In each conversation, I am struck by the power of sharing that happens in these digitized moments. In Melissa Shaginoff’s (Ahtna and Paiute) discussion of Dene art, she chose to include a puberty necklace (NA1083) from around 1875. Melissa worked with and studied this piece in person while interning with us as a student at IAIA. It was important to have the opportunity to revisit it yet again. But, it is also important to discuss and consider how museums or institutions come to hold
heirloom pieces like this and how we seek to preserve and steward them. Melissa points to the Dene potlatch practice and the reminder that in this view, objects are temporal and that gifting of them out through potlatch is just the way of being. It is a critical reminder for institutions to expand their view on how to view the lives of artworks and the pieces that we steward.
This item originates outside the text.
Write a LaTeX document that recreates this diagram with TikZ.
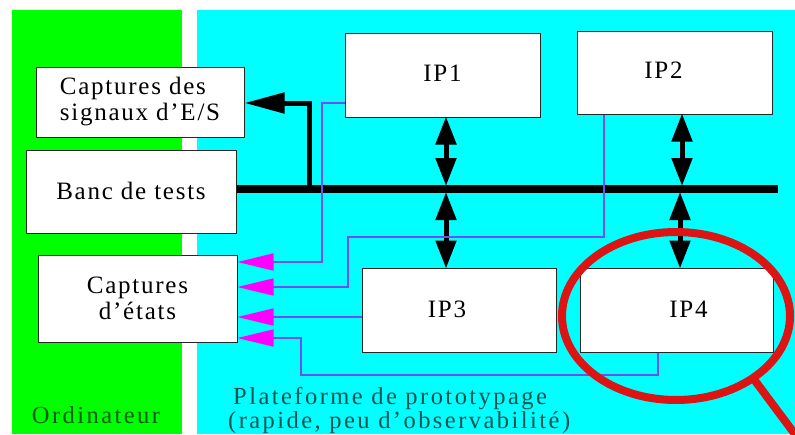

Elizabeth James-Perry (Aquinnah Wampanoag Tribe) spoke about her art-making in wampum carving, weaving, and natural dyeing. The conversation was expansive and touched on the environment and climate change, materials, and sustainability. She discussed two Aquinnah Wampanoag Market Baskets from the late 19th / early 20th century, which the same woman might have made (NA0094 a & b). The baskets are beautifully decorated and highly functional and were most certainly used as market or carrying baskets, even with their small scale. This led to further conversations with Elizabeth and hopefully the beginning of more research on these baskets both by the Coe and Elizabeth herself.
These moments of engaging, thinking, listening, and learning have had the most significant impact on me, as both organizer and participant in these conversations. The Coe is so honored to be a part of this sharing and has discovered the possibilities of closeness even as our physical distance has maintained its hold.